On 12/18/11 1:42 AM, Jonathan M Davis wrote:
On Sunday, December 18, 2011 00:15:40 Andrei Alexandrescu wrote:
On 12/17/11 7:52 PM, Jonathan M Davis wrote:
The only reason that I can think of to use a reference-counted struct
instead of a class is becuse then it's easier to avoid the GC heap
entirely. Almost all of a container's memory is going to end up on the
heap regardless, because the elements almost never end up in the
container itself.

Being on the heap is not the main issue. The main issue is the data
becoming garbage once all references are gone.

They're in a dynamic
array or in nodes or something similar. So, whether the container is
ref-
counted or a class is almost irrelevant.

I think this argument is starting off the wrong premise, and is already
wrong by this point, so I skipped the rest. Am I right?

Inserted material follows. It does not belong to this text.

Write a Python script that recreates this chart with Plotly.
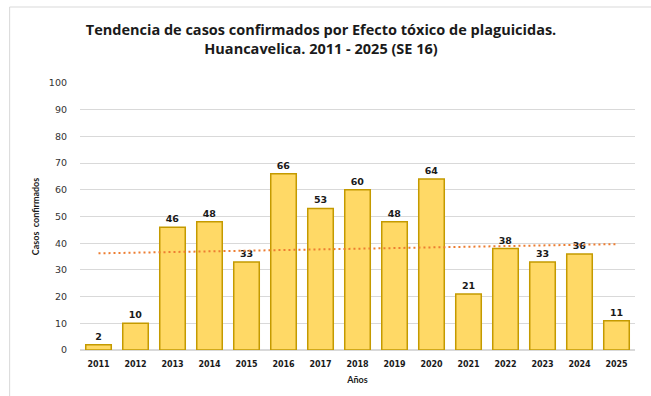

My initial take on this is that the primary difference between a final class and
a ref-counted struct is the fact that the class is on the heap and needs no
ref-counting, whereas the struct is no the stack and has to do ref-counting,
and everything else is the same regardless, since the memory for the container
has to go on the heap regardless (be it the GC heap or wherever the allocator
puts it).

But what you're bringing up is that in the case of the class, everything in
the container stays around until it's garbage collected, whereas in the case
of the struct, it goes away as soon as the ref-count hits zero? I hadn't
thought of that.

But if we're talking about the GC heap, since most of the internals are going
to be on the heap in either case, with the only difference being the container
itself and its value type member variables. However, once you use a custom
allocator (say one that uses malloc and free), then in the struct case,
everything gets cleaned up as soon as the ref-count hits zero, whereas with
the class it sits around until the container itself is collected - assuming
that the class itself is on the GC heap. If it was using the malloc-free
allocator, then it would be around until it was manually freed by the
allocator.

I don't know. That is certainly food for thought.

If this is a new notion, it might take a while for all of its aspects to sink in. I'm not saying that to be smug - reference counting vs. other methods of collecting garbage is definitely a difficult topic on today's architectures, and I can say at least it took me quite a while to build some reasonable mental model of the related tradeoffs.